* Requirements *
Below are entries; repeat exactly, and nothing else, the lines from the one holding "Give me the matplotlib source for this chart." through the one holding "ax = fig.add_axes([0.1145, 0.143, 0.8695, 0.819])", inclusive. Leave the pictures out.

*****

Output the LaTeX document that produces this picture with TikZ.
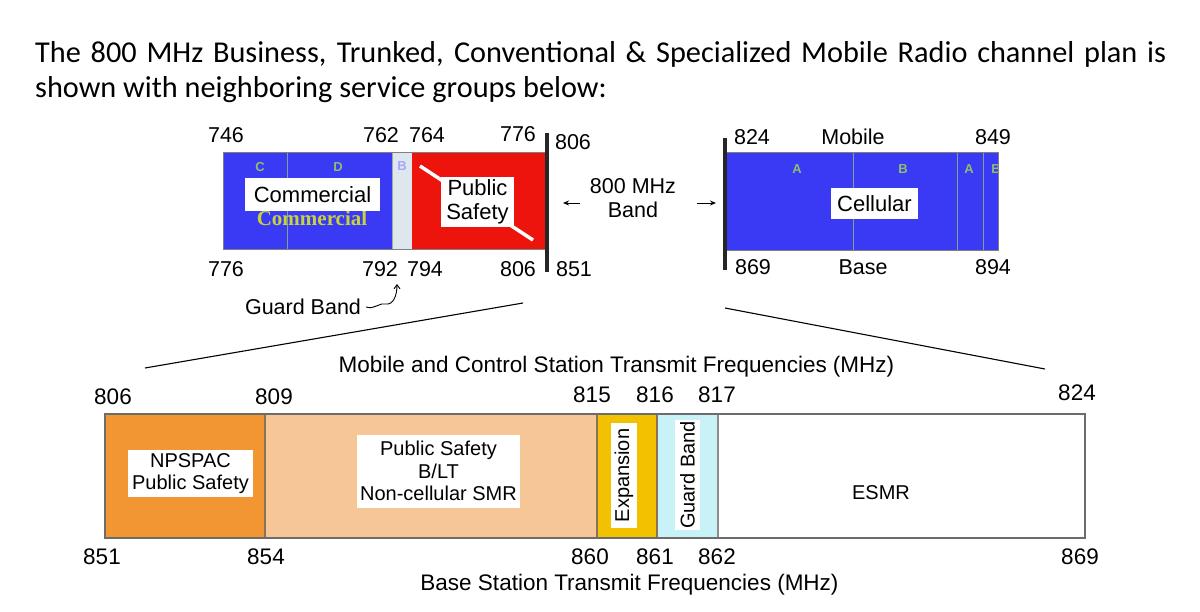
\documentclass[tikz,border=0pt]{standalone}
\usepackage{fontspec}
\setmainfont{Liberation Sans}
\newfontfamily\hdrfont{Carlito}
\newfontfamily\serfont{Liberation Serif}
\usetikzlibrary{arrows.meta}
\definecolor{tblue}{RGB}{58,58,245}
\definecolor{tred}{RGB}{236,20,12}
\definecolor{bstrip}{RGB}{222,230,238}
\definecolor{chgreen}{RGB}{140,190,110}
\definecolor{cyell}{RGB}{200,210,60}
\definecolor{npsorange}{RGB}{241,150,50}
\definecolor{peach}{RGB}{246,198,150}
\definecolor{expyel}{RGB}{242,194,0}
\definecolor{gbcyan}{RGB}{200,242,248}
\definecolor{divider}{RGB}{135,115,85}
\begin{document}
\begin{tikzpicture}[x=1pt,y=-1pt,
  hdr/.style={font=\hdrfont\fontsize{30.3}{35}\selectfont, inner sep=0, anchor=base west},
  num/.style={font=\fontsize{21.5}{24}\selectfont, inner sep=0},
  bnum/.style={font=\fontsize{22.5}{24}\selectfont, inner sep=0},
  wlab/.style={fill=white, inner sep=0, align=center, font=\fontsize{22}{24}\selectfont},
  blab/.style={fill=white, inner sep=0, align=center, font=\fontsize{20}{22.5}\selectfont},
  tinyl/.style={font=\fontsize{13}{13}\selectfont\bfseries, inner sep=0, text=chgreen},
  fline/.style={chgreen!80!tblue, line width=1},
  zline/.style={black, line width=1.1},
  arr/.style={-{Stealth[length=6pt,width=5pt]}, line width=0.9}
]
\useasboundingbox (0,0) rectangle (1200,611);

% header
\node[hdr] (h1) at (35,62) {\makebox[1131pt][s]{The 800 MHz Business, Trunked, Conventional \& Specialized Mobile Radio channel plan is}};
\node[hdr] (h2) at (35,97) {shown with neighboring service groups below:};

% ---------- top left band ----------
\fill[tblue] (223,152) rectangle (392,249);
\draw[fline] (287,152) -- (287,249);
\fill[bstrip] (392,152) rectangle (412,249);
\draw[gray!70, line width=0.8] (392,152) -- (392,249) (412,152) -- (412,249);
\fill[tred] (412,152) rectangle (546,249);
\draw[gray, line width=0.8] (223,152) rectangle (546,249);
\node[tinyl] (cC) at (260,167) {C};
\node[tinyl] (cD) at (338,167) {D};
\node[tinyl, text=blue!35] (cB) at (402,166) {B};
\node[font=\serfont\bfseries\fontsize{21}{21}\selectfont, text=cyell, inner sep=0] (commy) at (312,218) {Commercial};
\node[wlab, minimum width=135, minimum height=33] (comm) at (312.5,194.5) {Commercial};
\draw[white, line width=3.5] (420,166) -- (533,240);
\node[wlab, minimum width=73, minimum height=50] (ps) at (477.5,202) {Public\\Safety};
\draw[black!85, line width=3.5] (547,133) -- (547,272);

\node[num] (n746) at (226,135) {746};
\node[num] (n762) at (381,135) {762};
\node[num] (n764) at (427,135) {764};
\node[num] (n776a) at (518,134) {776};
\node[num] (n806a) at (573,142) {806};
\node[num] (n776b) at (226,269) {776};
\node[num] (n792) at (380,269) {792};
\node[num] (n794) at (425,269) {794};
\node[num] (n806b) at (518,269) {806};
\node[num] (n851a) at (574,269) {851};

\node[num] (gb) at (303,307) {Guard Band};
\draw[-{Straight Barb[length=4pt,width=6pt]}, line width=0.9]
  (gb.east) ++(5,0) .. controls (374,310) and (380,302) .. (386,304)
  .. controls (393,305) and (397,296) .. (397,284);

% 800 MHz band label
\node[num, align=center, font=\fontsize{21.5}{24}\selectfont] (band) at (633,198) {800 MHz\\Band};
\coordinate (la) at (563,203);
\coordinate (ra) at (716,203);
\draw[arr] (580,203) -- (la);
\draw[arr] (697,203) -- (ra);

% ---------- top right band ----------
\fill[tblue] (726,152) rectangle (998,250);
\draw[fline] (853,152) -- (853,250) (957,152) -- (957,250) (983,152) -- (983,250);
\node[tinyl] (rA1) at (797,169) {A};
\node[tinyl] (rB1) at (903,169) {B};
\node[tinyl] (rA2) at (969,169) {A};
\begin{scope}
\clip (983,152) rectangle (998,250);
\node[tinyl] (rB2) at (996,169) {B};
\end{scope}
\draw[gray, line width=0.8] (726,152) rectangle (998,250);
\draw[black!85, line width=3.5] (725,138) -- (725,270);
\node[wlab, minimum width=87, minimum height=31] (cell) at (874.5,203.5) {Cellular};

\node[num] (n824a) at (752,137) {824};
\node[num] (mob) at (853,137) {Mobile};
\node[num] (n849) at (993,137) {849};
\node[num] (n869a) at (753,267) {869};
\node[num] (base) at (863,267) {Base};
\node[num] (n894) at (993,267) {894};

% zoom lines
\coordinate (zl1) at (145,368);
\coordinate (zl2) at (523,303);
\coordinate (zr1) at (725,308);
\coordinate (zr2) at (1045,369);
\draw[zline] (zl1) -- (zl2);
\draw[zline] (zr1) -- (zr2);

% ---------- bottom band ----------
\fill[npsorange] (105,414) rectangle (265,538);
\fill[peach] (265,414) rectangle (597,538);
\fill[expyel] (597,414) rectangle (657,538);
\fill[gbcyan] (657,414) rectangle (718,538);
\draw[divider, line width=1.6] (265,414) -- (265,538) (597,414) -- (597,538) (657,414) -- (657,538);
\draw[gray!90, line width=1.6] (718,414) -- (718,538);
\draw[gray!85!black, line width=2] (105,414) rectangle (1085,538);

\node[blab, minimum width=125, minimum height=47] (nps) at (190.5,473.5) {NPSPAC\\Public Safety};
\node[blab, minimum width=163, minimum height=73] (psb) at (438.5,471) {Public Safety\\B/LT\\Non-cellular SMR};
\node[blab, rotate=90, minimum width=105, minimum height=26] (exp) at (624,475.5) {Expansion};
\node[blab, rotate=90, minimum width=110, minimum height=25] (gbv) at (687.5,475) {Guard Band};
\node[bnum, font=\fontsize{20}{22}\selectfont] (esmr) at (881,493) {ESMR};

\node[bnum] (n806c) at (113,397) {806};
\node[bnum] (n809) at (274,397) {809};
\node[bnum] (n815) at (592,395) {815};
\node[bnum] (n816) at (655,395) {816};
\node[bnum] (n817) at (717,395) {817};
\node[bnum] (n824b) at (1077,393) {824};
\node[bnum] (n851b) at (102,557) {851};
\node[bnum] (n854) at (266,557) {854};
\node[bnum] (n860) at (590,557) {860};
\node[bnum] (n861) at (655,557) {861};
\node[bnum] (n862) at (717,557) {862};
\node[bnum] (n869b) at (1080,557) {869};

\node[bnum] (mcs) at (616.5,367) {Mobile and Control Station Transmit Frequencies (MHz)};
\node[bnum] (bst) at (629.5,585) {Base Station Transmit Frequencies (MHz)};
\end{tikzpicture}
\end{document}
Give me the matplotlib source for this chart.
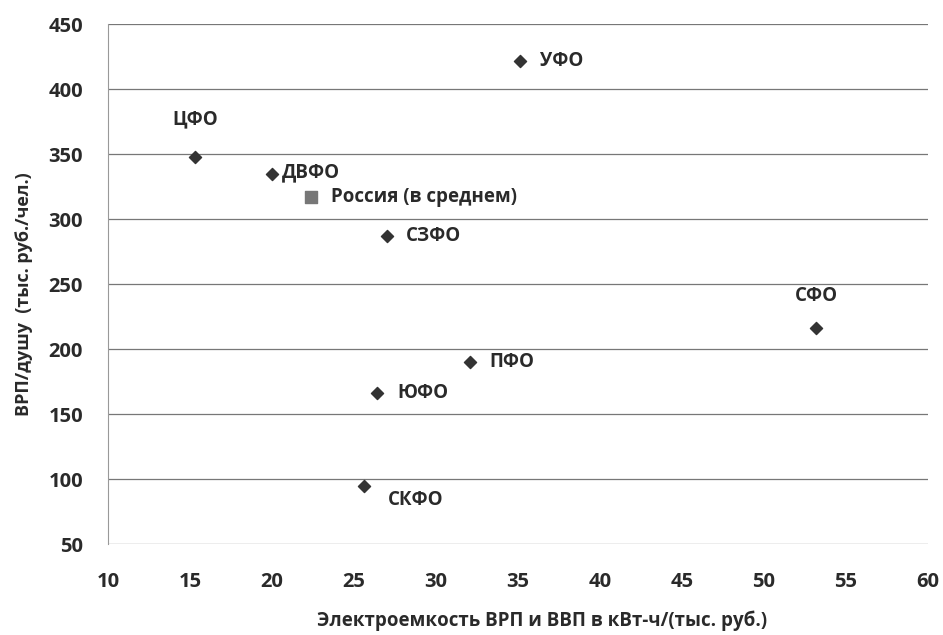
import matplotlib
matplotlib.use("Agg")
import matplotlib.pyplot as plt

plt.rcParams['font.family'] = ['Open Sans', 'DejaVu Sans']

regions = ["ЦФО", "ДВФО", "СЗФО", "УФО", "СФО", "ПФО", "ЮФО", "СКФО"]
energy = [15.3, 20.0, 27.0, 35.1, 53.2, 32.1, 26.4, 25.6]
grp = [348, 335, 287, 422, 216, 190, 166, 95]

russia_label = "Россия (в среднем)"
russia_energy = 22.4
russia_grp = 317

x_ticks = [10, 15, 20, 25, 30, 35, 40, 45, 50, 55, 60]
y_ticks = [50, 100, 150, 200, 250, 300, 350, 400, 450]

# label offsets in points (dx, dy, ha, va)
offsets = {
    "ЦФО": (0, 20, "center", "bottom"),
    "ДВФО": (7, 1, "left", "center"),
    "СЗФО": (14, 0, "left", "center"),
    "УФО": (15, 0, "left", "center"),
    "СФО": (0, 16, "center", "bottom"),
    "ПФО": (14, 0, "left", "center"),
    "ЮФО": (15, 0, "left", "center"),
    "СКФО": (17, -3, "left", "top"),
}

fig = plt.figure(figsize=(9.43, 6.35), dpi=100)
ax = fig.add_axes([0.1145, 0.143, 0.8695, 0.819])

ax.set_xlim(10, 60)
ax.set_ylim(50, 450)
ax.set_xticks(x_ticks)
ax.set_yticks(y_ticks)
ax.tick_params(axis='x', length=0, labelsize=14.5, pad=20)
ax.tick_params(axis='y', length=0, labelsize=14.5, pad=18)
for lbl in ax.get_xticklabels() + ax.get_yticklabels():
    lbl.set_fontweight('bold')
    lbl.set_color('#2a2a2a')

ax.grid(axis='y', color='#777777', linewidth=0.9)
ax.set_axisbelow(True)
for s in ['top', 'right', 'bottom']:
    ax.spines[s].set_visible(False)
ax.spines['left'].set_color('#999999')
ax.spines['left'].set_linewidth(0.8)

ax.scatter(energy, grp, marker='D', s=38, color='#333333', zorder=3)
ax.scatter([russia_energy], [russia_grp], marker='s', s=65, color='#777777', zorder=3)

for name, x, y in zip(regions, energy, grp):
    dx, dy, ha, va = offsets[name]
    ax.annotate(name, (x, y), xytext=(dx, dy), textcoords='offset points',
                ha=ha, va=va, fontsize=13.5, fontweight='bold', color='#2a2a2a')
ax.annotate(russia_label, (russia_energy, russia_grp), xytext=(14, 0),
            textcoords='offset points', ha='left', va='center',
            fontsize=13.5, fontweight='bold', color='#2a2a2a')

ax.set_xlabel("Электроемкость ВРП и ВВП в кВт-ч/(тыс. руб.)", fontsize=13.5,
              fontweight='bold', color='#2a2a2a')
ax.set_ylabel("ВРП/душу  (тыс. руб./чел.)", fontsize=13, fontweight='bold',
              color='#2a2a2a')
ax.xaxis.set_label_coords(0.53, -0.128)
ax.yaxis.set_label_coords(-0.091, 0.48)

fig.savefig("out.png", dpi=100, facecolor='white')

*****

* Answer in full *
Give me the matplotlib source for this chart.
import matplotlib
matplotlib.use("Agg")
import matplotlib.pyplot as plt

plt.rcParams['font.family'] = ['Open Sans', 'DejaVu Sans']

regions = ["ЦФО", "ДВФО", "СЗФО", "УФО", "СФО", "ПФО", "ЮФО", "СКФО"]
energy = [15.3, 20.0, 27.0, 35.1, 53.2, 32.1, 26.4, 25.6]
grp = [348, 335, 287, 422, 216, 190, 166, 95]

russia_label = "Россия (в среднем)"
russia_energy = 22.4
russia_grp = 317

x_ticks = [10, 15, 20, 25, 30, 35, 40, 45, 50, 55, 60]
y_ticks = [50, 100, 150, 200, 250, 300, 350, 400, 450]

# label offsets in points (dx, dy, ha, va)
offsets = {
    "ЦФО": (0, 20, "center", "bottom"),
    "ДВФО": (7, 1, "left", "center"),
    "СЗФО": (14, 0, "left", "center"),
    "УФО": (15, 0, "left", "center"),
    "СФО": (0, 16, "center", "bottom"),
    "ПФО": (14, 0, "left", "center"),
    "ЮФО": (15, 0, "left", "center"),
    "СКФО": (17, -3, "left", "top"),
}

fig = plt.figure(figsize=(9.43, 6.35), dpi=100)
ax = fig.add_axes([0.1145, 0.143, 0.8695, 0.819])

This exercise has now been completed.